__Problem to solve__
Retype the whole listing, please, keeping every line exact and dropping the pictures.
• • • • •
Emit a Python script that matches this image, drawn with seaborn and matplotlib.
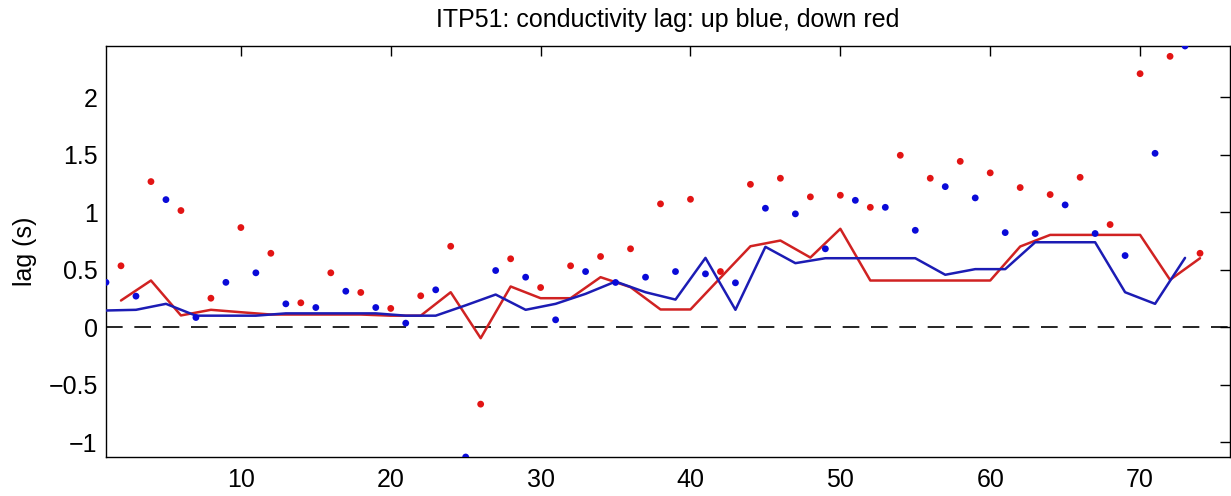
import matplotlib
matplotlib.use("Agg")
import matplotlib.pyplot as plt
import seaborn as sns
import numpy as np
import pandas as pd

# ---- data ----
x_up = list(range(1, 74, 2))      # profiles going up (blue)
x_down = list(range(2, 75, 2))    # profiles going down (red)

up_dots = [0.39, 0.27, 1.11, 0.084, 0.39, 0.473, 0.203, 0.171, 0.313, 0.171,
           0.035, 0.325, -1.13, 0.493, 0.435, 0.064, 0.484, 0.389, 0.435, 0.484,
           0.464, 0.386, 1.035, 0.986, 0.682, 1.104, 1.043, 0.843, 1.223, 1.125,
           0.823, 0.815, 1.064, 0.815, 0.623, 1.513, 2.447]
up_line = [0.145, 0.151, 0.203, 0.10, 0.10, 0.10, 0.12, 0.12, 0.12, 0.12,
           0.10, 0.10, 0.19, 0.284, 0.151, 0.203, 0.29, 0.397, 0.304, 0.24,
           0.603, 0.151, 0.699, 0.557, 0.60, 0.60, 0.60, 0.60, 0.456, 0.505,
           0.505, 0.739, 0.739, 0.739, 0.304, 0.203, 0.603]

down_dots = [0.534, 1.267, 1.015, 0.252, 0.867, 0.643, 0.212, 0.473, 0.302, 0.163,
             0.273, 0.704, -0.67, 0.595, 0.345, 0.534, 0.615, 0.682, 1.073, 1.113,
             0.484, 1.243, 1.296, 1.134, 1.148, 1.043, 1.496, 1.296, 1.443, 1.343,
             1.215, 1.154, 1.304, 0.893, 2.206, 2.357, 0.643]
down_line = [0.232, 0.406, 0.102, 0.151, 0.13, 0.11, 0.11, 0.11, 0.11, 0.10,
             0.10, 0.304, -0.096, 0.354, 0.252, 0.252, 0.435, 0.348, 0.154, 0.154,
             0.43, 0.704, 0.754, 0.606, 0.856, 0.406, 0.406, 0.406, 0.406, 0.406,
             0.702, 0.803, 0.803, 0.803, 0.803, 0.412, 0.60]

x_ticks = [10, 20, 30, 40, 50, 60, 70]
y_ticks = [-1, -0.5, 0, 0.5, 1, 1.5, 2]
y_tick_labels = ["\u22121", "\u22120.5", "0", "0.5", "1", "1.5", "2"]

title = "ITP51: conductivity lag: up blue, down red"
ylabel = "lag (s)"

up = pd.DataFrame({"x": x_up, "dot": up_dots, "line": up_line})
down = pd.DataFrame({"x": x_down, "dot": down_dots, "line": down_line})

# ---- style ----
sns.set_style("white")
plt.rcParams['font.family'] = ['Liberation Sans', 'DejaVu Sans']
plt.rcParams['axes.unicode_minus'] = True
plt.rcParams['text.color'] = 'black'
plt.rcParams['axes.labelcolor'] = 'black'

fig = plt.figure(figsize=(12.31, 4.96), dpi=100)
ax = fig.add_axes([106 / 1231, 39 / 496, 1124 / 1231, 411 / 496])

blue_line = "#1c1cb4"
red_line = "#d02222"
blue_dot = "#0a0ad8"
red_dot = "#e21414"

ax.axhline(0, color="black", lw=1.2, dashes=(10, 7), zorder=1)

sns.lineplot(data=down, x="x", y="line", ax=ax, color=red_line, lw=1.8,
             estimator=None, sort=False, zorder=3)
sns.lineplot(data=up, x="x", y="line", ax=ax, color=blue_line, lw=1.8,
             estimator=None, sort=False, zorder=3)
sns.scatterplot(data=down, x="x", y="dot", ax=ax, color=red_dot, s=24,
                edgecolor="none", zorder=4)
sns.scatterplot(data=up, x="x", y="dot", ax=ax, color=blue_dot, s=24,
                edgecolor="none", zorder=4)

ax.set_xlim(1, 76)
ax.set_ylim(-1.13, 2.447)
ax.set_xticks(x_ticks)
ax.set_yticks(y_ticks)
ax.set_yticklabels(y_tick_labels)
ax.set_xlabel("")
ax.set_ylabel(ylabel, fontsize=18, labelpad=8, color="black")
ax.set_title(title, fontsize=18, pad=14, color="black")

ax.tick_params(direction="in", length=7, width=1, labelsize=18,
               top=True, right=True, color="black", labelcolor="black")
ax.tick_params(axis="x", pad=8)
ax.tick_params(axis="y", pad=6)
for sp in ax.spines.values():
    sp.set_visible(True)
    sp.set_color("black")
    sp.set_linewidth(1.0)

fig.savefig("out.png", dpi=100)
• • • • •
__Full response__
Emit a Python script that matches this image, drawn with seaborn and matplotlib.
import matplotlib
matplotlib.use("Agg")
import matplotlib.pyplot as plt
import seaborn as sns
import numpy as np
import pandas as pd

# ---- data ----
x_up = list(range(1, 74, 2))      # profiles going up (blue)
x_down = list(range(2, 75, 2))    # profiles going down (red)

up_dots = [0.39, 0.27, 1.11, 0.084, 0.39, 0.473, 0.203, 0.171, 0.313, 0.171,
           0.035, 0.325, -1.13, 0.493, 0.435, 0.064, 0.484, 0.389, 0.435, 0.484,
           0.464, 0.386, 1.035, 0.986, 0.682, 1.104, 1.043, 0.843, 1.223, 1.125,
           0.823, 0.815, 1.064, 0.815, 0.623, 1.513, 2.447]
up_line = [0.145, 0.151, 0.203, 0.10, 0.10, 0.10, 0.12, 0.12, 0.12, 0.12,
           0.10, 0.10, 0.19, 0.284, 0.151, 0.203, 0.29, 0.397, 0.304, 0.24,
           0.603, 0.151, 0.699, 0.557, 0.60, 0.60, 0.60, 0.60, 0.456, 0.505,
           0.505, 0.739, 0.739, 0.739, 0.304, 0.203, 0.603]

down_dots = [0.534, 1.267, 1.015, 0.252, 0.867, 0.643, 0.212, 0.473, 0.302, 0.163,
             0.273, 0.704, -0.67, 0.595, 0.345, 0.534, 0.615, 0.682, 1.073, 1.113,
             0.484, 1.243, 1.296, 1.134, 1.148, 1.043, 1.496, 1.296, 1.443, 1.343,
             1.215, 1.154, 1.304, 0.893, 2.206, 2.357, 0.643]
down_line = [0.232, 0.406, 0.102, 0.151, 0.13, 0.11, 0.11, 0.11, 0.11, 0.10,
             0.10, 0.304, -0.096, 0.354, 0.252, 0.252, 0.435, 0.348, 0.154, 0.154,
             0.43, 0.704, 0.754, 0.606, 0.856, 0.406, 0.406, 0.406, 0.406, 0.406,
             0.702, 0.803, 0.803, 0.803, 0.803, 0.412, 0.60]

x_ticks = [10, 20, 30, 40, 50, 60, 70]
y_ticks = [-1, -0.5, 0, 0.5, 1, 1.5, 2]
y_tick_labels = ["\u22121", "\u22120.5", "0", "0.5", "1", "1.5", "2"]

title = "ITP51: conductivity lag: up blue, down red"
ylabel = "lag (s)"

up = pd.DataFrame({"x": x_up, "dot": up_dots, "line": up_line})
down = pd.DataFrame({"x": x_down, "dot": down_dots, "line": down_line})

# ---- style ----
sns.set_style("white")
plt.rcParams['font.family'] = ['Liberation Sans', 'DejaVu Sans']
plt.rcParams['axes.unicode_minus'] = True
plt.rcParams['text.color'] = 'black'
plt.rcParams['axes.labelcolor'] = 'black'

fig = plt.figure(figsize=(12.31, 4.96), dpi=100)
ax = fig.add_axes([106 / 1231, 39 / 496, 1124 / 1231, 411 / 496])

blue_line = "#1c1cb4"
red_line = "#d02222"
blue_dot = "#0a0ad8"
red_dot = "#e21414"

ax.axhline(0, color="black", lw=1.2, dashes=(10, 7), zorder=1)

sns.lineplot(data=down, x="x", y="line", ax=ax, color=red_line, lw=1.8,
             estimator=None, sort=False, zorder=3)
sns.lineplot(data=up, x="x", y="line", ax=ax, color=blue_line, lw=1.8,
             estimator=None, sort=False, zorder=3)
sns.scatterplot(data=down, x="x", y="dot", ax=ax, color=red_dot, s=24,
                edgecolor="none", zorder=4)
sns.scatterplot(data=up, x="x", y="dot", ax=ax, color=blue_dot, s=24,
                edgecolor="none", zorder=4)

ax.set_xlim(1, 76)
ax.set_ylim(-1.13, 2.447)
ax.set_xticks(x_ticks)
ax.set_yticks(y_ticks)
ax.set_yticklabels(y_tick_labels)
ax.set_xlabel("")
ax.set_ylabel(ylabel, fontsize=18, labelpad=8, color="black")
ax.set_title(title, fontsize=18, pad=14, color="black")

ax.tick_params(direction="in", length=7, width=1, labelsize=18,
               top=True, right=True, color="black", labelcolor="black")
ax.tick_params(axis="x", pad=8)
ax.tick_params(axis="y", pad=6)
for sp in ax.spines.values():
    sp.set_visible(True)
    sp.set_color("black")
    sp.set_linewidth(1.0)

fig.savefig("out.png", dpi=100)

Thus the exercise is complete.